Job: Leave out the pictures and retype only the lines from the opening line to the line that holds "fig.patches.append(Rectangle((0, 0), 1, 27", both ends included.

Dataset excerpt:
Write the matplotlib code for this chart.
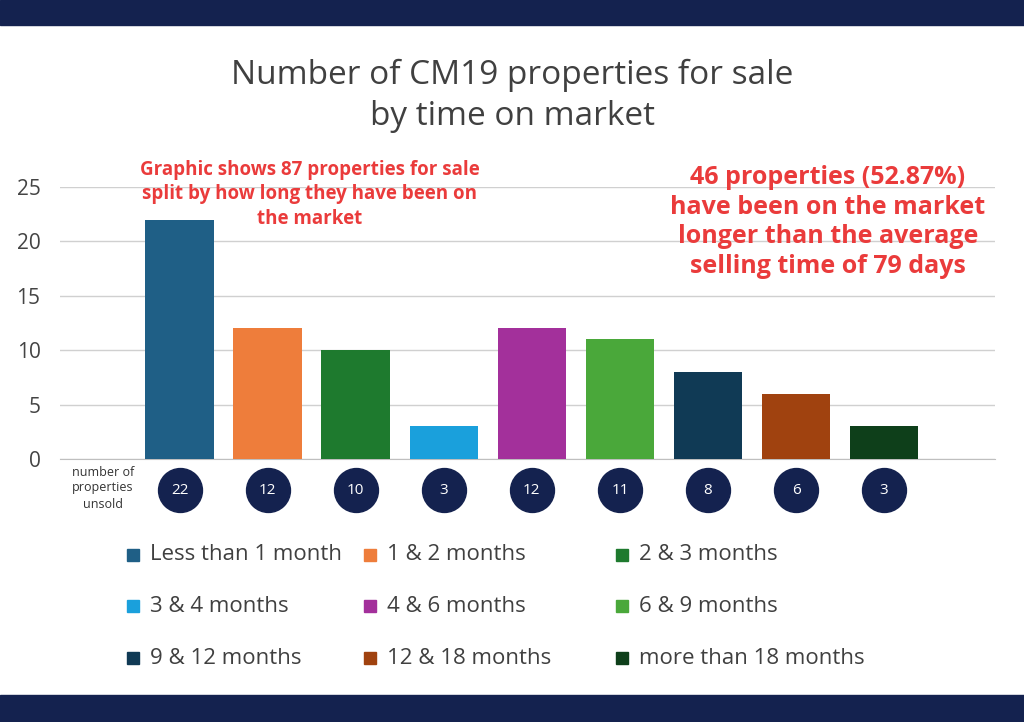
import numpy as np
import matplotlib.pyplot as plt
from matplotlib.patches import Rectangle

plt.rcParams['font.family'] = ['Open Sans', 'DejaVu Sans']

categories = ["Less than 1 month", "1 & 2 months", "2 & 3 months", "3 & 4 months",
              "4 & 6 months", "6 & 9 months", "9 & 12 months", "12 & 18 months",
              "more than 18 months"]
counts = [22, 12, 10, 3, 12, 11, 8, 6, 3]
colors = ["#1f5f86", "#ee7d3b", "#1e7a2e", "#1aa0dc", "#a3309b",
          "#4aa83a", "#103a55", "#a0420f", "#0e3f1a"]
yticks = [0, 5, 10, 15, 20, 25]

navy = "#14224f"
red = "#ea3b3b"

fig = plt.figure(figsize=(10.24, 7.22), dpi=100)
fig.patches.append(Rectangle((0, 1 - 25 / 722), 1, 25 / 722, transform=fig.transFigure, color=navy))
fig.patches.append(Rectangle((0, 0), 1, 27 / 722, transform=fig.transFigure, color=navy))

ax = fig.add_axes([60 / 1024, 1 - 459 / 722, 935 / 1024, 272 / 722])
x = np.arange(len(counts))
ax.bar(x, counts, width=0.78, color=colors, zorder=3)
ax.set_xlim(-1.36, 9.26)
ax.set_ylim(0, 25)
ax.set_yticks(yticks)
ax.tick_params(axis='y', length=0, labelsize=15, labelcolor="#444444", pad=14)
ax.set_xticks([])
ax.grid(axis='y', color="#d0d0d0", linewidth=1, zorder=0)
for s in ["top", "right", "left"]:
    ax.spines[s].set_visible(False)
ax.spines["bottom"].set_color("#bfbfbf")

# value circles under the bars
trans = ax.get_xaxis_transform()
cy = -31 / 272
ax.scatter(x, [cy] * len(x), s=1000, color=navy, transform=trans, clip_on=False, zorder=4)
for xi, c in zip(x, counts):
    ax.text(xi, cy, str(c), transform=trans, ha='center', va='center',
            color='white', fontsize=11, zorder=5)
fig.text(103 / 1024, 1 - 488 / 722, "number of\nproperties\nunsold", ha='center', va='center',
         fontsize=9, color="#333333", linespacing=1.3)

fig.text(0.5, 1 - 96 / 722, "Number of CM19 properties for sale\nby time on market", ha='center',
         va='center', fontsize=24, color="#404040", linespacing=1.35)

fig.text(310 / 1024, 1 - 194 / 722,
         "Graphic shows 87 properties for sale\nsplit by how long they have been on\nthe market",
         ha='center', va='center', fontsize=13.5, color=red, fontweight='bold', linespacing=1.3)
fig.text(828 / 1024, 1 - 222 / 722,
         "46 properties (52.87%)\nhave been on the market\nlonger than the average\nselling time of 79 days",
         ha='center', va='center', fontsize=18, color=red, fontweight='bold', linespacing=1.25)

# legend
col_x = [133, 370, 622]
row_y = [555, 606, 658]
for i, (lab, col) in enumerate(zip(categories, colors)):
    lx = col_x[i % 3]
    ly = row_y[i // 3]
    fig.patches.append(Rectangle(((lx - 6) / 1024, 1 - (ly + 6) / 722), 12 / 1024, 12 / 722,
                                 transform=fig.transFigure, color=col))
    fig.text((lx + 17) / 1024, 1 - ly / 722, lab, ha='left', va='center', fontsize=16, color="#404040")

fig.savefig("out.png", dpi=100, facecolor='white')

Answer to this problem:
Write the matplotlib code for this chart.
import numpy as np
import matplotlib.pyplot as plt
from matplotlib.patches import Rectangle

plt.rcParams['font.family'] = ['Open Sans', 'DejaVu Sans']

categories = ["Less than 1 month", "1 & 2 months", "2 & 3 months", "3 & 4 months",
              "4 & 6 months", "6 & 9 months", "9 & 12 months", "12 & 18 months",
              "more than 18 months"]
counts = [22, 12, 10, 3, 12, 11, 8, 6, 3]
colors = ["#1f5f86", "#ee7d3b", "#1e7a2e", "#1aa0dc", "#a3309b",
          "#4aa83a", "#103a55", "#a0420f", "#0e3f1a"]
yticks = [0, 5, 10, 15, 20, 25]

navy = "#14224f"
red = "#ea3b3b"

fig = plt.figure(figsize=(10.24, 7.22), dpi=100)
fig.patches.append(Rectangle((0, 1 - 25 / 722), 1, 25 / 722, transform=fig.transFigure, color=navy))
fig.patches.append(Rectangle((0, 0), 1, 27 / 722, transform=fig.transFigure, color=navy))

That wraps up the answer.